Ulric’s final African destination was Tanzania. President Julius Nyerere had introduced Ujamaa, African socialism, to break from Western imperial domination. Ulric helped draft laws to protect industrial workers. Later, Nyerere appointed him dean of the law department at the national university in Dar es Salaam, the capital. He was in Tanzania when Eduardo Mondlane, the first leader of FRELIMO, the Mozambican liberation army, was assassinated when the Portuguese colonial intelligence services sent him a letter bomb.
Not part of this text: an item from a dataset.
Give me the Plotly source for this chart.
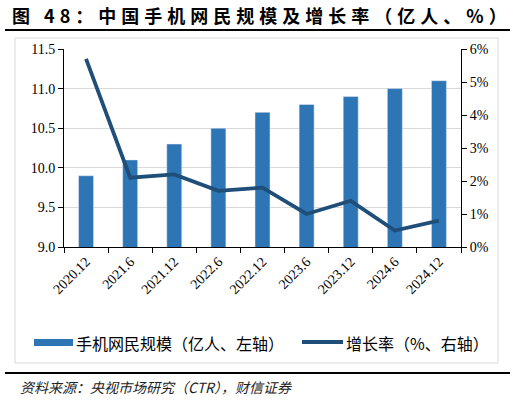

While in Tanzania, Ulrice learned that one of his close friends, Jamaican born, and fellow soldier during World War II, was an agent for MI6, the British spy agency. The Tanzanian authorities foiled a coup plot that his “friend” was involved in. 

This is a film every Pan-African must find a way to see. 

The forces of global imperialism won the first round. Lumumba, murdered and replaced with Mobutu; Nkrumah, deposed by his generals, backed by the CIA. Military coups proliferated and Africa was ruled, not by visionary men who wanted to uplift the entire continent, but tyrants who served foreign masters, either in the West or the East. 

This film can also inspire a new generation of Africans and Caribbeans. The youth are today engaged in a struggle to rid Africa of corrupt ineffective puppet-dictators. In Sudan recently dictator Gen. Omar Bashir was swept away. In Uganda the youth, who make up more than 80% of the population –83% of whom are unemployed– are locked in a final struggle with U.S.-puppet Gen. Yoweri Museveni. 

Conscious Caribbeans and other Diaspora Africans could emulate Ulric’s generation –by finding a way to work with Africa’s youth in their second struggle for independence. This time from African-bred tyranny. 

This is how Pan-Africanism can be rekindled.